Vtech Holdings Ltd chairman Allan Wong says his company grew in tandem with the fair. "We established VTech in October 1976 with a small, 2,000-square-foot office and only 40 staff. The fair started in 1981 as a very humble event with only about 60 exhibitors. Year after year, it went from strength to strength, becoming the substantial international event it is today," he says.

In 1978, VTech introduced its first product, a portable electronic game based on a single-chip microprocessor. "From that, we expanded into a full range of in-house designed electronic games. In 1981, we launched our first electronic learning product - the Lesson One," recalls Wong.

Three years later, VTech produced its first self-designed satellite receiver. In 1991 came the 900MHZ cordless phone, a new generation of high frequency cordless telephones using microwave technology.

"Now we are the market leader in electronic learning products with a dominant share in major markets like the US, the UK and other European countries. We also have an impressive presence in the cordless-phone sector. At the upcoming fair, we will display a full range of all our latest products," Wong promises.

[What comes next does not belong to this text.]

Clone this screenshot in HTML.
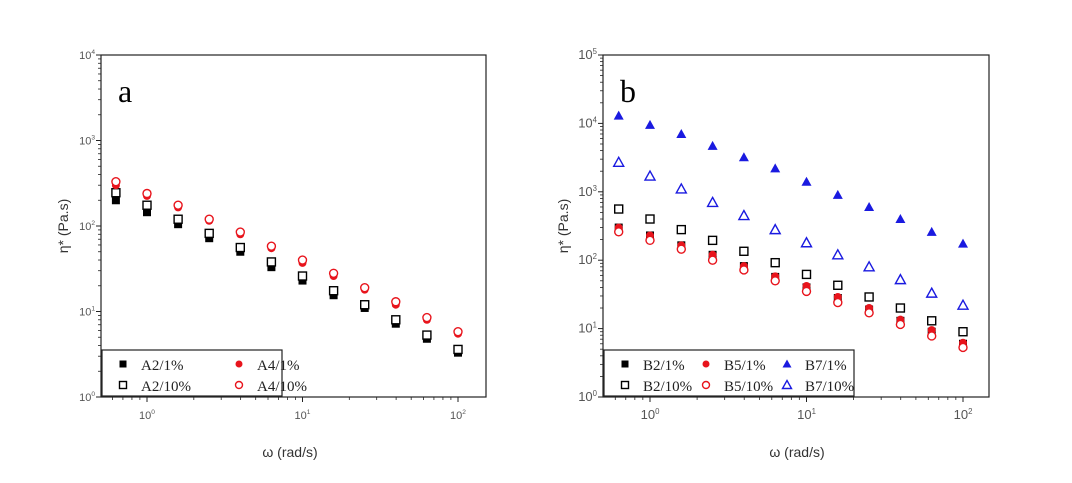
<!DOCTYPE html>
<html><head><meta charset="utf-8"><style>
body{margin:0;background:#fff;width:1072px;height:483px;overflow:hidden}
svg{display:block}
text{font-family:"Liberation Sans",sans-serif}
text.serif{font-family:"Liberation Serif",serif}
</style></head><body>
<svg id="s" width="1072" height="483"></svg>
<script>
const omega=[0.631,1,1.585,2.512,3.981,6.31,10,15.85,25.12,39.81,63.1,100];
const a2_1=[200,145,105,72,50,33,23,15.5,11,7.2,4.8,3.3];
const a2_10=[245,175,120,82,56,38,26,17.5,12,8,5.3,3.6];
const a4_1=[300,225,165,115,80,55,37,26,18,12,8,5.5];
const a4_10=[330,240,175,120,85,58,40,28,19,13,8.5,5.8];
const b2_1=[300,230,165,120,82,57,40,28,19,13,9,6];
const b2_10=[560,400,280,195,135,92,62,43,29,20,13,9];
const b5_1=[300,230,165,120,82,58,42,29,20,13.5,9.5,6.2];
const b5_10=[260,195,145,100,72,50,35,24,17,11.5,7.8,5.3];
const b7_1=[13000,9500,7000,4700,3200,2200,1400,900,600,400,260,175];
const b7_10=[2700,1700,1100,700,450,280,180,120,80,52,33,22];
const xTicks=[0,1,2];

const NS="http://www.w3.org/2000/svg",S=document.getElementById('s');
function el(t,a,p){const e=document.createElementNS(NS,t);for(const k in a)e.setAttribute(k,a[k]);(p||S).appendChild(e);return e;}

function panel(P){
  const g=el('g',{});
  
  
  const X=v=>P.x0+P.xd*Math.log10(v), Y=v=>P.bot-(P.bot-P.top)/P.dec*Math.log10(v);
  const fr=el('rect',{x:P.left,y:P.top,width:P.right-P.left,height:P.bot-P.top,fill:'none',stroke:'#222','stroke-width':1.2},g);
  
  
  for(let d=0;d<=P.dec;d++){
    const y=Y(Math.pow(10,d));
    el('line',{x1:P.left-5,x2:P.left,y1:y,y2:y,stroke:'#222'},g);
    const t=el('text',{x:P.left-6,y:y+4,'text-anchor':'end','font-size':P.tfs,fill:'#555'},g);
    
    
    t.innerHTML='10<tspan dy="-5" font-size="'+(P.tfs*0.6)+'">'+d+'</tspan>';
    if(d<P.dec)for(let m=2;m<10;m++){const yy=Y(m*Math.pow(10,d));el('line',{x1:P.left-3,x2:P.left,y1:yy,y2:yy,stroke:'#222','stroke-width':0.8},g);}
  }
  for(const d of xTicks){
    const x=X(Math.pow(10,d));
    el('line',{x1:x,x2:x,y1:P.bot,y2:P.bot+5,stroke:'#222'},g);
    const t=el('text',{x:x,y:P.bot+22,'text-anchor':'middle','font-size':P.tfs,fill:'#555'},g);
    
    
    t.innerHTML='10<tspan dy="-5" font-size="'+(P.tfs*0.6)+'">'+d+'</tspan>';
  }
  for(let d=-1;d<=2;d++)for(let m=2;m<10;m++){const x=X(m*Math.pow(10,d));if(x>P.left&&x<P.right)el('line',{x1:x,x2:x,y1:P.bot,y2:P.bot+3,stroke:'#222','stroke-width':0.8},g);}
  const xt=el('text',{x:P.xtx,y:457,'text-anchor':'middle','font-size':14,fill:'#333'},g);
  
  
  xt.textContent='ω (rad/s)';
  const yt=el('text',{x:0,y:0,transform:'translate('+P.ytx+','+(P.top+P.bot)/2+') rotate(-90)','text-anchor':'middle','font-size':14,fill:'#333'},g);
  
  
  yt.textContent='η* (Pa.s)';
  const lab=el('text',{x:P.left+17,y:102,'font-size':32,fill:'#000','class':'serif'},g);
  
  
  lab.textContent=P.label;
  const lg=el('g',{},g);
  
  
  el('rect',{x:P.left+1,y:P.bot-47,width:P.lw,height:46,fill:'#fff',stroke:'#222','stroke-width':1.2},lg);
  P.series.forEach((s,i)=>{
    const col=Math.floor(i/2),row=i%2;
    const mx=P.left+22+col*P.lcol,my=P.bot-33+row*21;
    const le=el('g',{},lg);
    
    
    marker(le,s,mx,my,P.ms-1);
    const t=el('text',{x:mx+18,y:my+6,'font-size':15,fill:'#222','class':'serif'},le);
    t.textContent=s.n;
  });
  P.series.forEach(s=>{
    const sg=el('g',{},g);
    
    
    s.d.forEach((v,i)=>{marker(sg,s,X(omega[i]),Y(v),P.ms);});
  });
}
function marker(p,s,x,y,sz){
  const h=sz/2;let e;
  if(s.m==='s')e=el('rect',{x:x-h,y:y-h,width:sz,height:sz},p);
  else if(s.m==='c')e=el('circle',{cx:x,cy:y,r:h},p);
  else e=el('polygon',{points:`${x},${y-h-1} ${x+h+1},${y+h} ${x-h-1},${y+h}`},p);
  if(s.f){e.setAttribute('fill',s.c);}else{e.setAttribute('fill','#fff');e.setAttribute('stroke',s.c);e.setAttribute('stroke-width',1.4);}
  
  
  return e;
}
const RED='#e8141c',BLUE='#1a1ae0';
panel({name:'panel-a',label:'a',left:101,right:486,top:55,bot:397,dec:4,x0:147,xd:155.5,tfs:11,xtx:290,ytx:68,lw:180,lcol:116,ms:8,
  series:[{n:'A2/1%',d:a2_1,m:'s',f:1,c:'#000'},{n:'A2/10%',d:a2_10,m:'s',f:0,c:'#000'},
          {n:'A4/1%',d:a4_1,m:'c',f:1,c:RED},{n:'A4/10%',d:a4_10,m:'c',f:0,c:RED}]});
panel({name:'panel-b',label:'b',left:603,right:989,top:55,bot:397,dec:5,x0:650,xd:156.5,tfs:13,xtx:797,ytx:568,lw:250,lcol:81,ms:8,
  series:[{n:'B2/1%',d:b2_1,m:'s',f:1,c:'#000'},{n:'B2/10%',d:b2_10,m:'s',f:0,c:'#000'},
          {n:'B5/1%',d:b5_1,m:'c',f:1,c:RED},{n:'B5/10%',d:b5_10,m:'c',f:0,c:RED},
          {n:'B7/1%',d:b7_1,m:'t',f:1,c:BLUE},{n:'B7/10%',d:b7_10,m:'t',f:0,c:BLUE}]});
</script>
</body></html>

Solar Wide Industrial Ltd has participated in the fair since 1992. "It is a major event with truly international appeal that gives us exposure in areas we would not normally explore, while allowing us to meet existing clients from major markets like the US and Europe," says managing director Hughes Sanoner.

With product lives getting shorter, always displaying new models is essential for business survival. At the upcoming electronics fair, expect to see "smart" domestic appliances and some giant strides in mobile telephony, say manufacturers.

Solar Wide will display specialized products like electronic hand tools, laser levelling systems and electronic solar-powered garden lights. The company's business has never been better.

"True, there was a dip in late 2001, but that was more of a reaction than a trend. The first two months of 2002 saw a strong pickup and signs are very good," Sanoner says.

"Product lives are getting shorter. No manufacturer can afford to display the same models year after year. It is very important to stay modern, novel and innovative while anticipating trends," he adds.

Solar Wide's Asian markets are gradually expanding. "In Japan, we have specialized demand for our solar-powered garden lights. The Chinese mainland is a potentially huge market still to develop. When it does, we expect strong demand for our electronic hand tools and laser levelling devices," he says.

Champion Technology Holdings Ltd chairman Paul Kan sees no threat to fairs from the Internet. "Just the opposite," he argues. "The Internet facilitates better and more efficient trade events because buyers, when actually meeting their suppliers, have already visited Web sites and learned about new products. With all the preparatory work done, they can get down to business."

At the upcoming fair, Kan anticipates seeing "smart domestic appliances" and "giant strides in mobile telephony".

The final comment goes to Hong Kong Electronic Industries Assn executive director Charles Chapman: "Hong Kong is at the core of the huge consumer electronics sector. Our members attend the Hong Kong Electronics Fair year after year for a simple reason - to do business. Buyers come to Hong Kong because of the vast array of products, quality of the goods and the competitive prices. It is all very exciting and worthwhile for exhibitors and buyers alike."